__WORK INSTRUCTIONS__: Can you print the data exactly and leave out each image?

* begin DATA LINES *

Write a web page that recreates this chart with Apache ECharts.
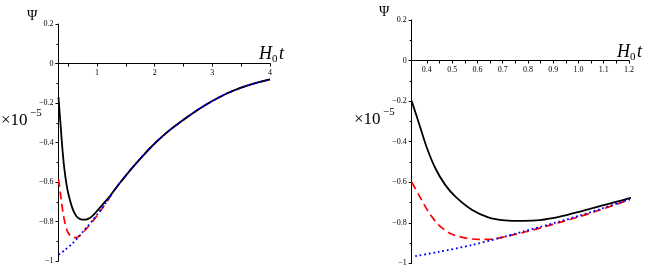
<!DOCTYPE html>
<html>
<head>
<meta charset="utf-8">
<script src="https://cdn.jsdelivr.net/npm/echarts@6/dist/echarts.min.js"></script>
<style>
html,body{margin:0;padding:0;background:#fff;}
#chart{width:655px;height:278px;}
</style>
</head>
<body>
<div id="chart"></div>
<script>
// ---- data (Psi in units of 1e-5, t in units of 1/H0) ----
const tBlack   = [0.333, 0.34, 0.374, 0.40, 0.433, 0.472, 0.512, 0.578, 0.643, 0.709, 0.78, 0.848, 0.927, 1.006, 1.085, 1.2];
const psiBlack = [-0.17, -0.20, -0.33, -0.43, -0.53, -0.612, -0.67, -0.736, -0.773, -0.788, -0.791, -0.787, -0.77, -0.745, -0.718, -0.68];

const tRed   = [0.333, 0.34, 0.367, 0.406, 0.446, 0.499, 0.578, 0.643, 0.709, 0.782, 0.85, 0.927, 1.006, 1.085, 1.2];
const psiRed = [-0.585, -0.60, -0.66, -0.745, -0.81, -0.857, -0.88, -0.882, -0.869, -0.848, -0.825, -0.798, -0.769, -0.737, -0.687];

const tBlue   = [0.333, 0.354, 0.446, 0.578, 0.683, 0.782, 0.85, 0.927, 1.006, 1.085, 1.2];
const psiBlue = [-0.967, -0.965, -0.944, -0.91, -0.877, -0.843, -0.820, -0.793, -0.764, -0.733, -0.685];

// common tail where all three curves coincide
const tTail   = [1.3, 1.4, 1.6, 1.8, 2.0, 2.25, 2.5, 2.75, 3.0, 3.25, 3.5, 3.75, 4.0];
const psiTail = [-0.642, -0.604, -0.532, -0.466, -0.405, -0.340, -0.285, -0.234, -0.190, -0.152, -0.122, -0.099, -0.081];

// axis ranges and ticks
const leftT  = [0.333, 4];
const rightT = [0.34, 1.2];
const psiUpper = [0, 0.2];   // part of the Psi axis above the t axis
const psiLower = [-1, 0];    // part of the Psi axis below the t axis
const leftLabelTicks  = [1, 2, 3, 4];
const leftAllTicks    = [0.5, 1, 1.5, 2, 2.5, 3, 3.5, 4];
const rightLabelTicks = [0.4, 0.5, 0.6, 0.7, 0.8, 0.9, 1.0, 1.1, 1.2];
const rightAllTicks   = [0.4, 0.45, 0.5, 0.55, 0.6, 0.65, 0.7, 0.75, 0.8, 0.85, 0.9, 0.95, 1.0, 1.05, 1.1, 1.15, 1.2];

function zip(ts, ps, tmin){ return ts.map((t,i)=>[t, ps[i]]).filter(p => p[0] >= tmin); }
function curveData(ts, ps, tmin){ return zip(ts, ps, tmin).concat(zip(tTail, psiTail, tmin)); }

const SERIF = '"Liberation Serif", "DejaVu Serif", serif';

function fmtY(v){
  const r = Math.round(v*10)/10;
  if (r === 0) return '0';
  return (r < 0 ? '\u2212' : '') + Math.abs(r).toString();
}

function yAxisCfg(gi, range, showMax){
  return {
    type:'value', gridIndex: gi, min:range[0], max:range[1], interval:0.2,
    axisLine:{show:true, onZero:false, lineStyle:{color:'#000', width:1}},
    axisTick:{show:true, length:3, lineStyle:{color:'#000'}},
    minorTick:{show:true, splitNumber:2, length:2, lineStyle:{color:'#000'}},
    splitLine:{show:false},
    axisLabel:{color:'#000', fontFamily:SERIF, fontSize:8, margin:5, formatter: fmtY, showMaxLabel: showMax}
  };
}

function xAxisShown(gi, range, labelTicks, allTicks, fmt){
  return {
    type:'value', gridIndex: gi, min:range[0], max:range[1], position:'bottom',
    axisLine:{show:true, onZero:false, lineStyle:{color:'#000', width:1}},
    axisTick:{show:true, length:3, customValues: allTicks, lineStyle:{color:'#000'}},
    splitLine:{show:false},
    axisLabel:{color:'#000', fontFamily:SERIF, fontSize:8, margin:5, customValues: labelTicks, formatter: fmt}
  };
}
function xAxisHidden(gi, range){
  return {type:'value', gridIndex: gi, min:range[0], max:range[1], show:false,
          axisLine:{onZero:false}, splitLine:{show:false}};
}

function curves(xi, yi, tmin){
  const base = {type:'line', xAxisIndex:xi, yAxisIndex:yi, showSymbol:false, symbol:'none',
                smooth:0.25, clip:true, silent:true};
  return [
    Object.assign({}, base, {name:'red'+xi,   data: curveData(tRed, psiRed, tmin),     z:2, lineStyle:{color:'#ff0000', width:1.7, type:[8,4.5]}}),
    Object.assign({}, base, {name:'black'+xi, data: curveData(tBlack, psiBlack, tmin), z:3, lineStyle:{color:'#000000', width:1.8}}),
    Object.assign({}, base, {name:'blue'+xi,  data: curveData(tBlue, psiBlue, tmin),   z:4, lineStyle:{color:'#0000ff', width:1.8, type:[1.8,2.8]}})
  ];
}

const chart = echarts.init(document.getElementById('chart'), null, {renderer:'canvas'});

function txt(text, x, y, size, italic){
  return {type:'text', x:x, y:y, silent:true,
    style:{text:text, fill:'#000', font:(italic?'italic ':'') + size + 'px ' + SERIF,
           align:'left', verticalAlign:'middle'}};
}

// panel boxes: Psi 0.2 at top, Psi -1 at bottom
const P0 = {left:58.5, top:24, width:211.5, height:237};
const P1 = {left:411.7, top:20, width:217.3, height:243.3};
function splitGrids(p){
  const hUp = p.height * (psiUpper[1]-psiUpper[0]) / (psiUpper[1]-psiLower[0]);
  return [
    {left:p.left, top:p.top, width:p.width, height:hUp, containLabel:false},
    {left:p.left, top:p.top + hUp, width:p.width, height:p.height - hUp, containLabel:false}
  ];
}

chart.setOption({
  animation:false,
  backgroundColor:'#fff',
  grid: splitGrids(P0).concat(splitGrids(P1)),
  xAxis:[
    xAxisShown(0, leftT, leftLabelTicks, leftAllTicks, v => String(Math.round(v))),
    xAxisHidden(1, leftT),
    xAxisShown(2, rightT, rightLabelTicks, rightAllTicks, v => v.toFixed(1)),
    xAxisHidden(3, rightT)
  ],
  yAxis:[
    yAxisCfg(0, psiUpper, true), yAxisCfg(1, psiLower, false),
    yAxisCfg(2, psiUpper, true), yAxisCfg(3, psiLower, false)
  ],
  series: curves(1, 1, leftT[0]).concat(curves(3, 3, rightT[0])),
  graphic:[
    txt('\u03A8', 27, 16, 14, false),
    txt('H', 259, 54, 18, true),
    txt('0', 272, 59, 11, false),
    txt('t', 279, 54, 18, true),
    txt('\u00D710', 1, 121, 17, false),
    txt('\u22125', 30, 113, 11, false),

    txt('\u03A8', 379, 12, 14, false),
    txt('H', 617, 52, 18, true),
    txt('0', 630, 57.5, 11, false),
    txt('t', 637, 52, 18, true),
    txt('\u00D710', 354, 120, 17, false),
    txt('\u22125', 383, 112, 11, false)
  ]
});
</script>
</body>
</html>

* end DATA LINES *

__RESPONSE TO THE TASK__:
Write a web page that recreates this chart with Apache ECharts.
<!DOCTYPE html>
<html>
<head>
<meta charset="utf-8">
<script src="https://cdn.jsdelivr.net/npm/echarts@6/dist/echarts.min.js"></script>
<style>
html,body{margin:0;padding:0;background:#fff;}
#chart{width:655px;height:278px;}
</style>
</head>
<body>
<div id="chart"></div>
<script>
// ---- data (Psi in units of 1e-5, t in units of 1/H0) ----
const tBlack   = [0.333, 0.34, 0.374, 0.40, 0.433, 0.472, 0.512, 0.578, 0.643, 0.709, 0.78, 0.848, 0.927, 1.006, 1.085, 1.2];
const psiBlack = [-0.17, -0.20, -0.33, -0.43, -0.53, -0.612, -0.67, -0.736, -0.773, -0.788, -0.791, -0.787, -0.77, -0.745, -0.718, -0.68];

const tRed   = [0.333, 0.34, 0.367, 0.406, 0.446, 0.499, 0.578, 0.643, 0.709, 0.782, 0.85, 0.927, 1.006, 1.085, 1.2];
const psiRed = [-0.585, -0.60, -0.66, -0.745, -0.81, -0.857, -0.88, -0.882, -0.869, -0.848, -0.825, -0.798, -0.769, -0.737, -0.687];

const tBlue   = [0.333, 0.354, 0.446, 0.578, 0.683, 0.782, 0.85, 0.927, 1.006, 1.085, 1.2];
const psiBlue = [-0.967, -0.965, -0.944, -0.91, -0.877, -0.843, -0.820, -0.793, -0.764, -0.733, -0.685];

// common tail where all three curves coincide
const tTail   = [1.3, 1.4, 1.6, 1.8, 2.0, 2.25, 2.5, 2.75, 3.0, 3.25, 3.5, 3.75, 4.0];
const psiTail = [-0.642, -0.604, -0.532, -0.466, -0.405, -0.340, -0.285, -0.234, -0.190, -0.152, -0.122, -0.099, -0.081];

// axis ranges and ticks
const leftT  = [0.333, 4];
const rightT = [0.34, 1.2];
const psiUpper = [0, 0.2];   // part of the Psi axis above the t axis
const psiLower = [-1, 0];    // part of the Psi axis below the t axis
const leftLabelTicks  = [1, 2, 3, 4];
const leftAllTicks    = [0.5, 1, 1.5, 2, 2.5, 3, 3.5, 4];
const rightLabelTicks = [0.4, 0.5, 0.6, 0.7, 0.8, 0.9, 1.0, 1.1, 1.2];
const rightAllTicks   = [0.4, 0.45, 0.5, 0.55, 0.6, 0.65, 0.7, 0.75, 0.8, 0.85, 0.9, 0.95, 1.0, 1.05, 1.1, 1.15, 1.2];

function zip(ts, ps, tmin){ return ts.map((t,i)=>[t, ps[i]]).filter(p => p[0] >= tmin); }
function curveData(ts, ps, tmin){ return zip(ts, ps, tmin).concat(zip(tTail, psiTail, tmin)); }

const SERIF = '"Liberation Serif", "DejaVu Serif", serif';

function fmtY(v){
  const r = Math.round(v*10)/10;
  if (r === 0) return '0';
  return (r < 0 ? '\u2212' : '') + Math.abs(r).toString();
}

function yAxisCfg(gi, range, showMax){
  return {
    type:'value', gridIndex: gi, min:range[0], max:range[1], interval:0.2,
    axisLine:{show:true, onZero:false, lineStyle:{color:'#000', width:1}},
    axisTick:{show:true, length:3, lineStyle:{color:'#000'}},
    minorTick:{show:true, splitNumber:2, length:2, lineStyle:{color:'#000'}},
    splitLine:{show:false},
    axisLabel:{color:'#000', fontFamily:SERIF, fontSize:8, margin:5, formatter: fmtY, showMaxLabel: showMax}
  };
}

function xAxisShown(gi, range, labelTicks, allTicks, fmt){
  return {
    type:'value', gridIndex: gi, min:range[0], max:range[1], position:'bottom',
    axisLine:{show:true, onZero:false, lineStyle:{color:'#000', width:1}},
    axisTick:{show:true, length:3, customValues: allTicks, lineStyle:{color:'#000'}},
    splitLine:{show:false},
    axisLabel:{color:'#000', fontFamily:SERIF, fontSize:8, margin:5, customValues: labelTicks, formatter: fmt}
  };
}
function xAxisHidden(gi, range){
  return {type:'value', gridIndex: gi, min:range[0], max:range[1], show:false,
          axisLine:{onZero:false}, splitLine:{show:false}};
}

function curves(xi, yi, tmin){
  const base = {type:'line', xAxisIndex:xi, yAxisIndex:yi, showSymbol:false, symbol:'none',
                smooth:0.25, clip:true, silent:true};
  return [
    Object.assign({}, base, {name:'red'+xi,   data: curveData(tRed, psiRed, tmin),     z:2, lineStyle:{color:'#ff0000', width:1.7, type:[8,4.5]}}),
    Object.assign({}, base, {name:'black'+xi, data: curveData(tBlack, psiBlack, tmin), z:3, lineStyle:{color:'#000000', width:1.8}}),
    Object.assign({}, base, {name:'blue'+xi,  data: curveData(tBlue, psiBlue, tmin),   z:4, lineStyle:{color:'#0000ff', width:1.8, type:[1.8,2.8]}})
  ];
}

const chart = echarts.init(document.getElementById('chart'), null, {renderer:'canvas'});

function txt(text, x, y, size, italic){
  return {type:'text', x:x, y:y, silent:true,
    style:{text:text, fill:'#000', font:(italic?'italic ':'') + size + 'px ' + SERIF,
           align:'left', verticalAlign:'middle'}};
}

// panel boxes: Psi 0.2 at top, Psi -1 at bottom
const P0 = {left:58.5, top:24, width:211.5, height:237};
const P1 = {left:411.7, top:20, width:217.3, height:243.3};
function splitGrids(p){
  const hUp = p.height * (psiUpper[1]-psiUpper[0]) / (psiUpper[1]-psiLower[0]);
  return [
    {left:p.left, top:p.top, width:p.width, height:hUp, containLabel:false},
    {left:p.left, top:p.top + hUp, width:p.width, height:p.height - hUp, containLabel:false}
  ];
}

chart.setOption({
  animation:false,
  backgroundColor:'#fff',
  grid: splitGrids(P0).concat(splitGrids(P1)),
  xAxis:[
    xAxisShown(0, leftT, leftLabelTicks, leftAllTicks, v => String(Math.round(v))),
    xAxisHidden(1, leftT),
    xAxisShown(2, rightT, rightLabelTicks, rightAllTicks, v => v.toFixed(1)),
    xAxisHidden(3, rightT)
  ],
  yAxis:[
    yAxisCfg(0, psiUpper, true), yAxisCfg(1, psiLower, false),
    yAxisCfg(2, psiUpper, true), yAxisCfg(3, psiLower, false)
  ],
  series: curves(1, 1, leftT[0]).concat(curves(3, 3, rightT[0])),
  graphic:[
    txt('\u03A8', 27, 16, 14, false),
    txt('H', 259, 54, 18, true),
    txt('0', 272, 59, 11, false),
    txt('t', 279, 54, 18, true),
    txt('\u00D710', 1, 121, 17, false),
    txt('\u22125', 30, 113, 11, false),

    txt('\u03A8', 379, 12, 14, false),
    txt('H', 617, 52, 18, true),
    txt('0', 630, 57.5, 11, false),
    txt('t', 637, 52, 18, true),
    txt('\u00D710', 354, 120, 17, false),
    txt('\u22125', 383, 112, 11, false)
  ]
});
</script>
</body>
</html>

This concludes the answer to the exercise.